From the Presidential Seal to the classic American quarter, the bald eagle is a pervasive and well known symbol of the United States of America. As the only eagle unique to North America, the American bald eagle, with its striking white head and great wingspan, is a majestic sight to behold. There are several reasons why the bald eagle was chosen to symbolize the United States as its national bird.
The American bald eagle became the unofficial national bird of the United States on June 20, 1782, when the Great Seal of the United States was adopted by the Continental Congress. Highly recognizable even today, the seal displays a front facing eagle with a shield on its breast, holding an olive branch in its right talon, 13 arrows in its left talon, and a scroll inscribed with the phrase, "E Pluribus Unum" in its beak. The bald eagle became the official bird of the United States in 1789.

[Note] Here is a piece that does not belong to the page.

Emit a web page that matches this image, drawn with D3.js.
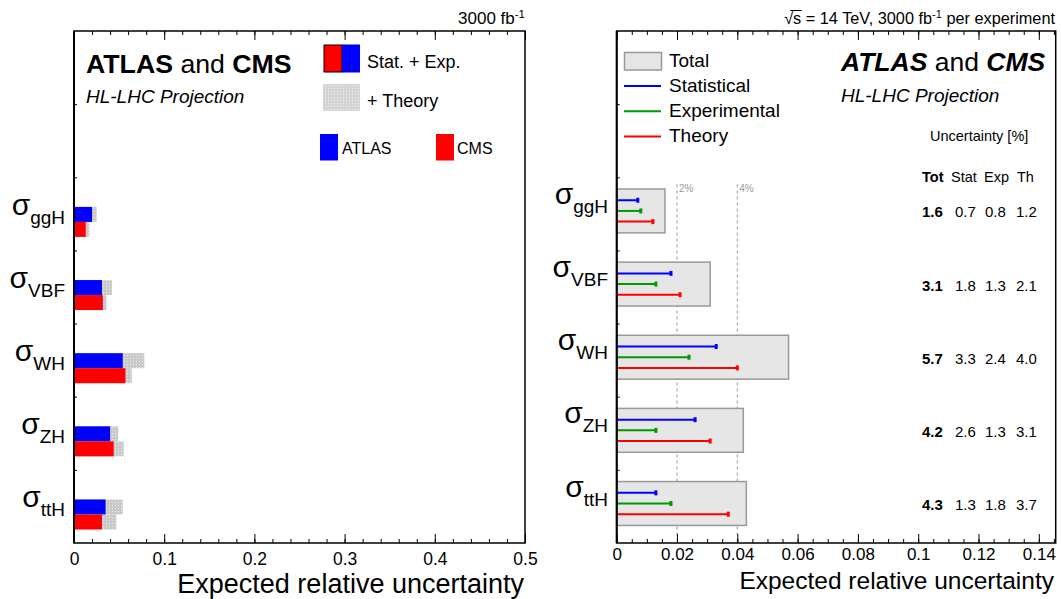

The bald eagle was chosen to symbolize the United States because of its perceived fierce independence, unwavering strength, long life, majestic beauty and great courage. Additionally, the men who choose it believed at the time that it was a bird unique only to the United States. John F. Kennedy later said, "the fierce beauty and proud independence of this great bird aptly symbolizes the strength and freedom of America."
One American legend provides another reason for the bald eagle as national bird. It states that during an early morning battle in the beginning stages of the Revolutionary War, the loud fighting awoke sleeping eagles from their nests nearby. The eagles then flew to the battlefield and circled it, screeching all the while. The fighting men believed the eagles' shrieks sounded as if they were yelling for freedom from the British.
The bald eagle's reputation for strength, beauty and agility is not unfounded. The male bald eagle weighs between 7 and 10 pounds, with a wingspan of over six feet, while the females can weigh up to 14 pounds, with a wingspan of up to eight feet. The birds can live up to 30 years, and they mate for life. As birds of prey, they primarily live off of fishing.
Because of the bird's status as a national symbol, it is protected under the Bald Eagle Protection Act. Under this law, any collection of the bird, or its nests, eggs and feathers is illegal. Up until its removal by the Department of the Interior in 2007, the bald eagle was also protected under the Endangered Species Act. Today, about half the world's population of bald eagles (70,000) lives in Alaska, where they are flourishing.
It is widely believed that Ben Franklin was opposed to the bald eagle as the national bird in favor of the wild turkey. However, Ben Franklin was not involved in the choosing of the bald eagle, as he was in Paris at the time. Additionally, the belief in his support of the wild turkey over the bald eagle originates in a personal letter wherein he satirically suggests the former as a symbol for a fraternal society whose creation he opposed. The letter has since been read out of context.